Quand l’évidence de cet homme sautait à la gueule de tout le wagon...
Ma vie remplie à l'époque me fit exclure sans effort de tenter quoique ce fût. Et quand bien même j'eusse été disponible, cette timidité qui était mienne...
Mais le visage et la grâce me fascinaient. Afin de n'en rien montrer, je me jetai dans la lecture .
Je me souviens du livre : Belle du seigneur.
Alors, il se passa quelque chose de terrible.
Bercée par le chant du ballast, terrassée par le manque de sommeil, la journée rude, que sais-je encore, je m'endormis.
Un seul avantage : le temps passa vite et mon trépignement dû au manque maternel en fut calmé.
A mon réveil, je compris.
Oh, la joie aurait du me submerger : nous étions parvenus à Laval, j'avais survolé deux stations dans mon sommeil. Les retrouvailles se rapprochaient.
Mais...
...Le mal de gorge.
Ce putain de feu aux amygdales, bien trop reconnaissable et qui criait à mes tympans tétanisés : "Tu as ronflé à mort."
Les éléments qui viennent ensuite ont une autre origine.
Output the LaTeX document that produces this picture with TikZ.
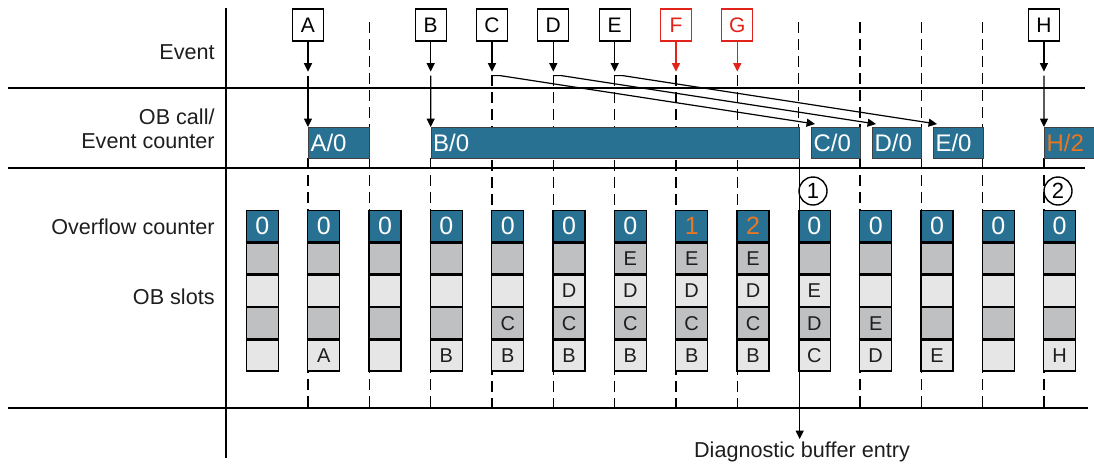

Eh oui. Ma chance, d'habitude, c'est que l'homme de ma vie s'endormait en un millionième de seconde, sitôt le contact avec l'oreiller. Cela lui évitait ce pénible constat qu'il roupillait avec un diésel marin.
Le col du corsage, ensuite.
Pas humide, ni mouillé.
Trempé grave, comme disent nos djeunes.
J'avais bavé. Si si. Et qu'on ne me parle pas de filet.
A ce degré de détrempe, c'était tout le cabas...
La-figure-de-mode-en-vrai ajoutait à sa lumière intérieure une qualité que je pressentis immédiatement : au regard que je surpris, à la fois désolé et un peu confus, je perçus qu'en plus il était gentil.
Je me suis redressée, j'ai chaussé mes lunettes, pris mon livre, l'ai reposé, fait celle qui va se dégourdir les jambes en longeant l'allée centrale d'une allure que j'aurais adoré féline sur mes talons aiguilles qui en l'occurrence ne surélevaient rien d'autre qu'une inexprimable honte; mais au moins m'accrochai-je ainsi, avec ce pauvre moyen fluet et dérisoirement femelle, à un triste lambeau de dignité. Le jeune homme est descendu à Lamballe, ça ne s'invente pas. J'ai retrouvé mon petit garçon un peu plus tard, dans la joie.
Par contre, j'ai attendu un certain temps avant de remonter dans un train.